[start Data section]
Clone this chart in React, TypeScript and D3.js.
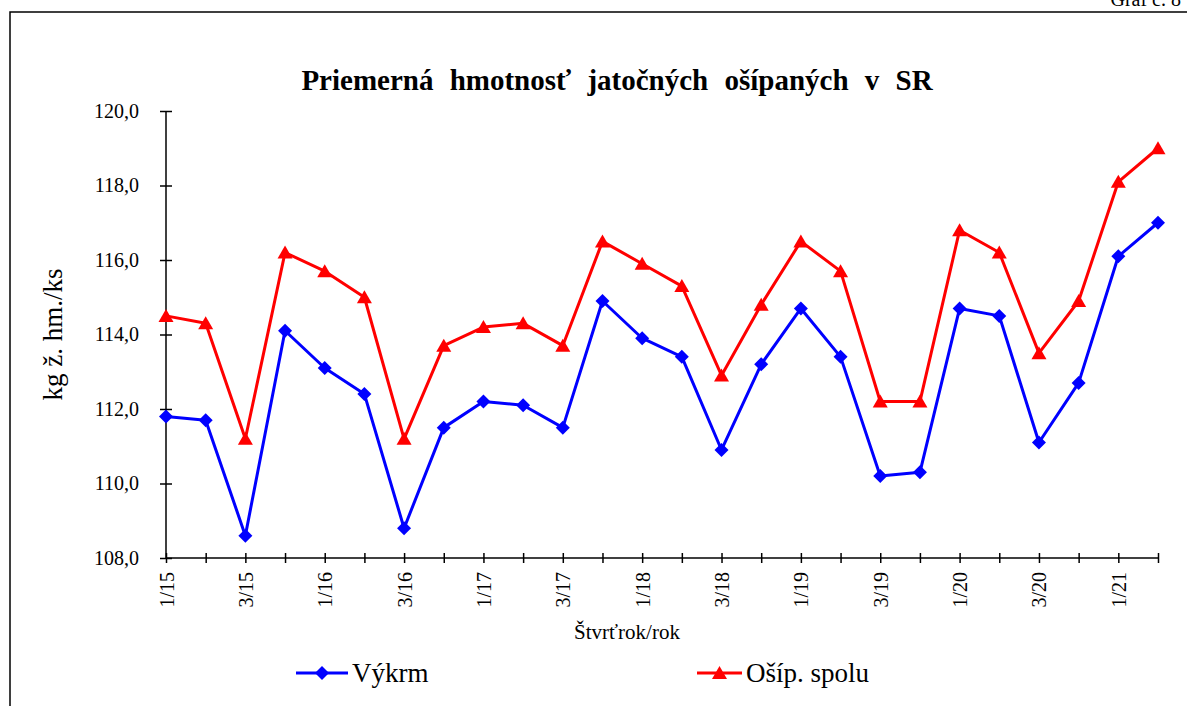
import React, { useEffect, useRef } from "react";
import { select, scalePoint, scaleLinear, line, axisLeft, axisBottom } from "d3";

// quarters 1/15 .. 2/21
const categories = [
  "1/15", "2/15", "3/15", "4/15",
  "1/16", "2/16", "3/16", "4/16",
  "1/17", "2/17", "3/17", "4/17",
  "1/18", "2/18", "3/18", "4/18",
  "1/19", "2/19", "3/19", "4/19",
  "1/20", "2/20", "3/20", "4/20",
  "1/21", "2/21",
];

const vykrm = [
  111.8, 111.7, 108.6, 114.1,
  113.1, 112.4, 108.8, 111.5,
  112.2, 112.1, 111.5, 114.9,
  113.9, 113.4, 110.9, 113.2,
  114.7, 113.4, 110.2, 110.3,
  114.7, 114.5, 111.1, 112.7,
  116.1, 117.0,
];

const osipSpolu = [
  114.5, 114.3, 111.2, 116.2,
  115.7, 115.0, 111.2, 113.7,
  114.2, 114.3, 113.7, 116.5,
  115.9, 115.3, 112.9, 114.8,
  116.5, 115.7, 112.2, 112.2,
  116.8, 116.2, 113.5, 114.9,
  118.1, 119.0,
];

const yTicks = [108, 110, 112, 114, 116, 118, 120];
const xTickLabels = categories.filter((d, i) => i % 2 === 0);

const width = 1187;
const height = 706;
const plot = { left: 166, right: 1158, top: 111, bottom: 558 };
const font = "'Liberation Serif', 'Times New Roman', serif";

const diamond = "M0,-7L7,0L0,7L-7,0Z";
const triangle = "M0,-7L7.5,6L-7.5,6Z";

function App() {
  const svgRef = useRef<SVGSVGElement>(null);

  useEffect(() => {
    const svg = select(svgRef.current);
    svg.selectAll("*").remove();

    const x = scalePoint<string>().domain(categories).range([plot.left, plot.right]);
    const y = scaleLinear().domain([108, 120]).range([plot.bottom, plot.top]);

    // frame
    svg.append("path")
      .attr("d", `M10,${height + 10}V12H${width + 10}`)
      .attr("fill", "none")
      .attr("stroke", "#000")
      .attr("stroke-width", 1.5);

    svg.append("text")
      .attr("x", 1181)
      .attr("y", 6)
      .attr("text-anchor", "end")
      .attr("font-family", font)
      .attr("font-size", 20)
      .text("Graf č. 8");

    svg.append("text")
      .attr("x", 617)
      .attr("y", 90)
      .attr("text-anchor", "middle")
      .attr("font-family", font)
      .attr("font-size", 29)
      .attr("font-weight", "bold")
      .attr("word-spacing", 9)
      .text("Priemerná hmotnosť jatočných ošípaných v SR");

    // y axis
    const yAxis = axisLeft(y)
      .tickValues(yTicks)
      .tickSize(6)
      .tickPadding(21)
      .tickFormat(d => (d as number).toFixed(1).replace(".", ","));
    const gy = svg.append("g")
      .attr("transform", `translate(${plot.left},0)`)
      .call(yAxis);
    gy.select(".domain").attr("stroke-width", 1.5).attr("d", `M0,${plot.top}V${plot.bottom}`);
    gy.selectAll(".tick line").attr("x1", 6).attr("stroke-width", 1.5);
    gy.selectAll(".tick text")
      .attr("font-family", font)
      .attr("font-size", 20)
      .attr("fill", "#000");

    // x axis
    const xAxis = axisBottom(x)
      .tickSize(5)
      .tickFormat(d => (xTickLabels.includes(d) ? d : ""));
    const gx = svg.append("g")
      .attr("transform", `translate(0,${plot.bottom})`)
      .call(xAxis);
    gx.select(".domain").attr("stroke-width", 1.5).attr("d", `M${plot.left},0H${plot.right}`);
    gx.selectAll(".tick line").attr("y1", -5).attr("stroke-width", 1.5);
    gx.selectAll(".tick text")
      .attr("font-family", font)
      .attr("font-size", 20)
      .attr("fill", "#000")
      .attr("text-anchor", "end")
      .attr("transform", "rotate(-90)")
      .attr("x", -14)
      .attr("y", 0)
      .attr("dy", "0.35em");

    svg.append("text")
      .attr("x", 627)
      .attr("y", 639)
      .attr("text-anchor", "middle")
      .attr("font-family", font)
      .attr("font-size", 21)
      .text("Štvrťrok/rok");

    svg.append("text")
      .attr("transform", `translate(62,${(plot.top + plot.bottom) / 2}) rotate(-90)`)
      .attr("text-anchor", "middle")
      .attr("font-family", font)
      .attr("font-size", 27)
      .text("kg ž. hm./ks");

    // series
    const series = [
      { name: "Výkrm", values: vykrm, color: "#0000ff", marker: diamond, lx: 296, lw: 52 },
      { name: "Ošíp. spolu", values: osipSpolu, color: "#ff0000", marker: triangle, lx: 697, lw: 45 },
    ];

    const lineGen = line<number>()
      .x((d, i) => x(categories[i]) as number)
      .y(d => y(d));

    series.forEach(s => {
      svg.append("path")
        .datum(s.values)
        .attr("d", lineGen)
        .attr("fill", "none")
        .attr("stroke", s.color)
        .attr("stroke-width", 3)
        .attr("stroke-linejoin", "round");

      svg.append("g")
        .selectAll("path")
        .data(s.values)
        .join("path")
        .attr("d", s.marker)
        .attr("transform", (d, i) => `translate(${x(categories[i])},${y(d)})`)
        .attr("fill", s.color);

      // legend
      const lg = svg.append("g").attr("transform", `translate(${s.lx},673)`);
      lg.append("line")
        .attr("x1", 0)
        .attr("x2", s.lw)
        .attr("stroke", s.color)
        .attr("stroke-width", 3);
      lg.append("path")
        .attr("d", s.marker)
        .attr("transform", `translate(${s.lw / 2},0)`)
        .attr("fill", s.color);
      lg.append("text")
        .attr("x", s.lw + 4)
        .attr("y", 9)
        .attr("font-family", font)
        .attr("font-size", 27)
        .text(s.name);
    });
  }, []);

  return (
    <svg
      ref={svgRef}
      width={width}
      height={height}
      style={{ position: "absolute", left: 0, top: 0, background: "#fff" }}
    />
  );
}

export default App;
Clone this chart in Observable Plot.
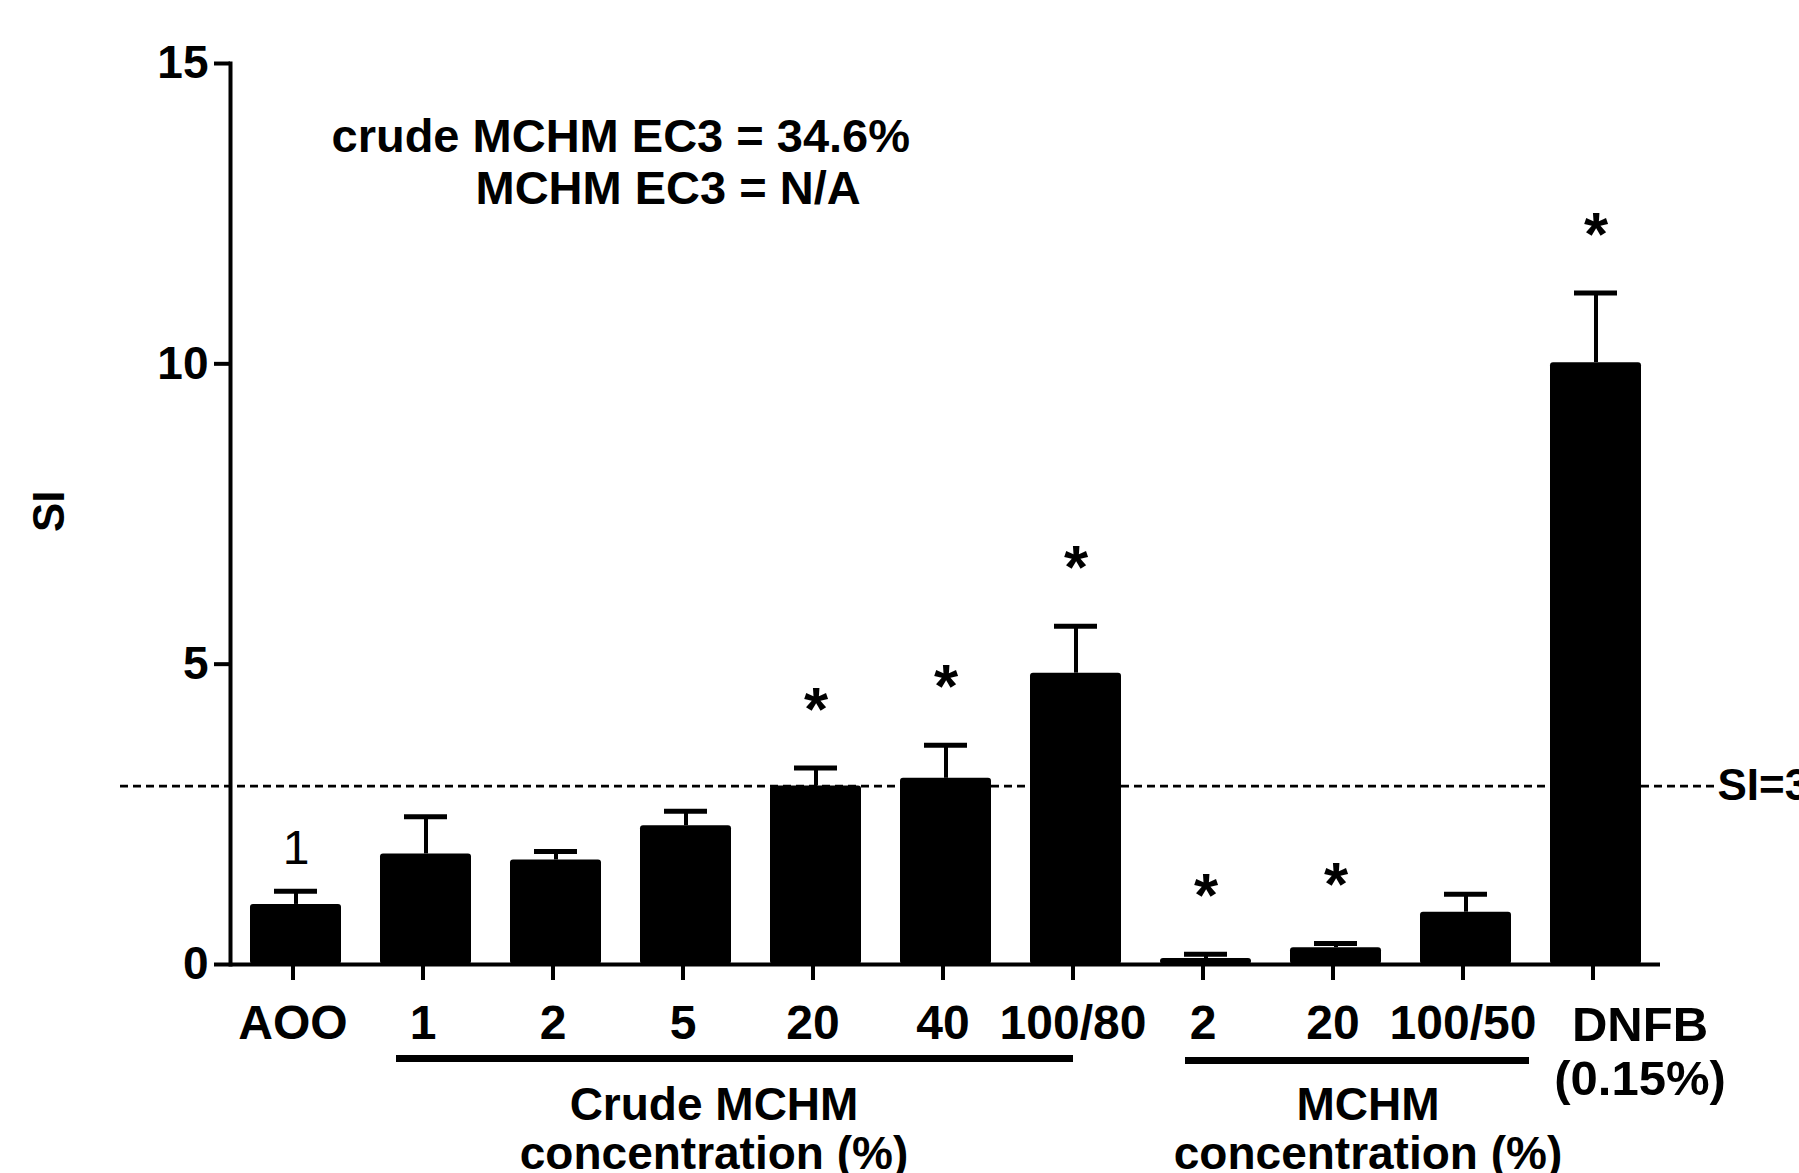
<!DOCTYPE html>
<html><head><meta charset="utf-8">
<script src="https://cdn.jsdelivr.net/npm/d3@7"></script>
<script src="https://cdn.jsdelivr.net/npm/@observablehq/plot@0.6"></script>
<style>body{margin:0;background:#fff;overflow:hidden}</style>
</head><body><div id="chart"></div>
<script>
const categories = ["AOO","C1","C2","C5","C20","C40","C100","M2","M20","M100","DNFB"];
const tickLabels = ["AOO","1","2","5","20","40","100/80","2","20","100/50",""];
const means  = [1.00, 1.84, 1.74, 2.31, 2.97, 3.10, 4.85, 0.10, 0.28, 0.87, 10.02];
const errors = [0.22, 0.62, 0.14, 0.24, 0.30, 0.55, 0.78, 0.07, 0.07, 0.30, 1.16];
const sigMarks = ["1","","","","*","*","*","*","*","","*"];
const yTicks = [0, 5, 10, 15];
const threshold = 2.97;
const thresholdLabel = "SI=3";
const ec3Lines = ["crude MCHM EC3 = 34.6%", "MCHM EC3 = N/A"];
const dnfbLabel = "DNFB\n(0.15%)";
const groupLabels = ["Crude MCHM\nconcentration (%)", "MCHM\nconcentration (%)"];
const yLabel = "SI";

const data = categories.map((id, i) => ({id, label: tickLabels[i], mean: means[i], err: errors[i], sig: sigMarks[i]}));
const labelOf = new Map(categories.map((c, i) => [c, tickLabels[i]]));
const FONT = "'Liberation Sans', Arial, Helvetica, sans-serif";

const plot = Plot.plot({
  width: 1799, height: 1173,
  marginTop: 63, marginBottom: 209, marginLeft: 230, marginRight: 139,
  style: {fontFamily: FONT, background: "#fff", color: "#000", overflow: "visible"},
  x: {domain: categories, paddingInner: 0.3, paddingOuter: 0.15},
  y: {domain: [0, 15]},
  marks: [
    Plot.ruleY([threshold], {stroke: "#000", strokeWidth: 2.8, strokeDasharray: "8,5", insetLeft: -110, insetRight: -55}),
    Plot.ruleX(data, {x: "id", y1: "mean", y2: d => d.mean + d.err, stroke: "#000", strokeWidth: 4}),
    Plot.tickY(data, {x: "id", y: d => d.mean + d.err, stroke: "#000", strokeWidth: 5, insetLeft: 24, insetRight: 24}),
    Plot.barY(data, {x: "id", y: "mean", fill: "#000", rx: 3}),
    Plot.ruleY([0], {stroke: "#000", strokeWidth: 4}),
    Plot.frame({anchor: "left", stroke: "#000", strokeWidth: 4}),
    Plot.axisY({ticks: yTicks, tickSize: 16, tickPadding: 6, strokeWidth: 4, fontSize: 46, fontWeight: "bold", label: null}),
    Plot.axisX({tickSize: 16, tickPadding: 24, strokeWidth: 4, fontSize: 48, fontWeight: "bold", tickFormat: d => labelOf.get(d), label: null, dx: -3}),
    Plot.text([dnfbLabel], {x: () => "DNFB", y: () => 0, text: d => d, dx: 44, dy: 38, lineAnchor: "top", lineHeight: 1.1, fontSize: 49, fontWeight: "bold"}),
    Plot.text(data.filter(d => d.sig === "*"), {x: "id", y: d => d.mean + d.err, text: "sig", dy: -58, fontSize: 62, fontWeight: "bold"}),
    Plot.text(data.filter(d => d.sig === "1"), {x: "id", y: d => d.mean + d.err, text: "sig", dy: -43, fontSize: 48}),
    Plot.text([thresholdLabel], {y: () => threshold, frameAnchor: "right", text: d => d, textAnchor: "start", dx: 57, fontSize: 44, fontWeight: "bold"}),
    Plot.text([ec3Lines[0]], {frameAnchor: "top-left", text: d => d, textAnchor: "start", dx: 101, dy: 55, fontSize: 47, fontWeight: "bold"}),
    Plot.text([ec3Lines[1]], {frameAnchor: "top-left", text: d => d, textAnchor: "start", dx: 245, dy: 107, fontSize: 47, fontWeight: "bold"}),
    Plot.text([yLabel], {frameAnchor: "left", text: d => d, rotate: -90, dx: -181, dy: 18, fontSize: 44, fontWeight: "bold"}),
    Plot.ruleY([0], {x1: () => "C1", x2: () => "C100", dy: 94, stroke: "#000", strokeWidth: 7, insetLeft: 16, insetRight: 48}),
    Plot.ruleY([0], {x1: () => "M2", x2: () => "M100", dy: 96, stroke: "#000", strokeWidth: 7, insetLeft: 25, insetRight: -18}),
    Plot.text([groupLabels[0]], {x: () => "C5", y: () => 0, text: d => d, dx: 28, dy: 164, lineHeight: 1.07, fontSize: 46, fontWeight: "bold"}),
    Plot.text([groupLabels[1]], {x: () => "M20", y: () => 0, text: d => d, dx: 32, dy: 164, lineHeight: 1.07, fontSize: 46, fontWeight: "bold"})
  ]
});
document.getElementById("chart").appendChild(plot);
</script>
</body></html>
[end Data section]
List the lines of the records where "Clone" occurs.

Clone this chart in React, TypeScript and D3.js.
Clone this chart in Observable Plot.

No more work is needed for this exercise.